As a brilliant scientist, Planck was also deeply devout. According to Planck, science was the systematic study of God's creation, and religious faith was the endpoint of all true science. As Plank explains:

Our drive toward unity obliges us to identify the world order of science with the God of religion. There is, however, this difference: for the religious man, God stands at the beginning; for the scientist, at the end, of all thinking. We must believe to act ethically, and we must act; society could not survive if its members went about without proven moral precepts or waited until acquiring wisdom to decide how to behave. Therefore each individual must strive to develop both sides of his nature, the religious and the scientific, which complete and complement one another: It is the steady, ongoing, never-slackening fight against skepticism and dogmatism, against unbelief and superstition, which religion and science wage together! The directing watchword in this struggle runs from the remotest past to the distant future: “On to God!"9

  1. Helge Kragh, Quantum Generations: A History of Physics in the Twentieth Century, (Princeton University Press, 1999), 3.

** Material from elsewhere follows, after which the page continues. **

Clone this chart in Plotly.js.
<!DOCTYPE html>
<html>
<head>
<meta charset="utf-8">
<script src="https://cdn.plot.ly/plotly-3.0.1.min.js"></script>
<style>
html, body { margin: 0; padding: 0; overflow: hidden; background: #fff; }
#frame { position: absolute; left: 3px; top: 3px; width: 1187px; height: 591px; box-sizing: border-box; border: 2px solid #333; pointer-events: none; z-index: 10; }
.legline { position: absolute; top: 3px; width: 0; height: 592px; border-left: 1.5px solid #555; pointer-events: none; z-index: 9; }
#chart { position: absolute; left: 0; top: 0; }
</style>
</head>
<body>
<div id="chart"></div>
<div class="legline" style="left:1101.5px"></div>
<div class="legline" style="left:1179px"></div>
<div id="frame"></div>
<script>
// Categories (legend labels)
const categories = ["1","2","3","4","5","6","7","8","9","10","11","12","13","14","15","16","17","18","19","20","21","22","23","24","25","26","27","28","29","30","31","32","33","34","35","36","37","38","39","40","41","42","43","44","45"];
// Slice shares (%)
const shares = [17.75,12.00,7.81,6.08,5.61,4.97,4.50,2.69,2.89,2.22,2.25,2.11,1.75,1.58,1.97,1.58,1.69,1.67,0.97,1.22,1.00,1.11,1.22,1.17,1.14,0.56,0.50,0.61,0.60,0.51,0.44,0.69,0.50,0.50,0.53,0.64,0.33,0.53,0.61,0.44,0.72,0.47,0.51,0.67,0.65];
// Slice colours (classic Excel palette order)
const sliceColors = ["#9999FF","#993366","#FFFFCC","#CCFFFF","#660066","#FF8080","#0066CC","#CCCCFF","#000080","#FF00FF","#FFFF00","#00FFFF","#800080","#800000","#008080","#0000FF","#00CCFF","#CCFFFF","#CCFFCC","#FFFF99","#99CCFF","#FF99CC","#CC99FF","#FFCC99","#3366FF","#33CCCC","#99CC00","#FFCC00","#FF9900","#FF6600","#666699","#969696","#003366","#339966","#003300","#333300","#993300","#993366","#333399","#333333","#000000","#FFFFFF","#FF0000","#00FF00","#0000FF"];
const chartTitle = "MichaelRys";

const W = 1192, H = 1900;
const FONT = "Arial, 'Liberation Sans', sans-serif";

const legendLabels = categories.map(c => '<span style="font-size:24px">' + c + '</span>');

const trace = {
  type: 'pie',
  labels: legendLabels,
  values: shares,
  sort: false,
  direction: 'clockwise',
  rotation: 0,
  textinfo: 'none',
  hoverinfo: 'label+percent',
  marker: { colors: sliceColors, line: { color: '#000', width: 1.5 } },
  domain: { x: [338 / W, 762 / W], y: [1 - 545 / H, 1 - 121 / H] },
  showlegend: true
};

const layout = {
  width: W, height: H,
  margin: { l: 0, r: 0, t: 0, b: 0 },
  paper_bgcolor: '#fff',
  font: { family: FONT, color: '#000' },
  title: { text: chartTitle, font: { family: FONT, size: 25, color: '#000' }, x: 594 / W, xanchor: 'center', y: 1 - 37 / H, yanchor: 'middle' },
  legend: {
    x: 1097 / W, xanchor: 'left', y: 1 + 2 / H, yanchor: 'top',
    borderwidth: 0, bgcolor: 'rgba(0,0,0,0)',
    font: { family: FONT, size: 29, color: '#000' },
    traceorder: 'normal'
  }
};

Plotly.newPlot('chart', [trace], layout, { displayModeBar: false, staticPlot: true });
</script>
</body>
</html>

  2. John Heilbron, The Dilemmas of an Upright Man: Max Planck and the Fortunes of German Science (Harvard University Press, 2000) 10.
  3. John D. Barrow, The Constants of Nature: From Alpha to Omega--The Numbers That Encode the Deepest Secrets of the Universe, (Knopf Doubleday, 2009) 26.
  4. M. Planck, “Das Wesen der Materie” (The Nature of Matter), speech at Florence, Italy, 1944.
  5. Max Planck, Scientific Autobiography and Other Papers (Philosophical Library, 1949), 93.
  6. Heilbron, The Dilemmas of an Upright Man, 190.
  7. Gunnar T. Pihl, Germany: The last phase (New York: Knopf, 1944) 228-29.
  8. Heilbron, The Dilemmas of an Upright Man, 187.
  9. Max Planck, “Religion and natural science,” in Scientific Autobiography and Other Papers, 187.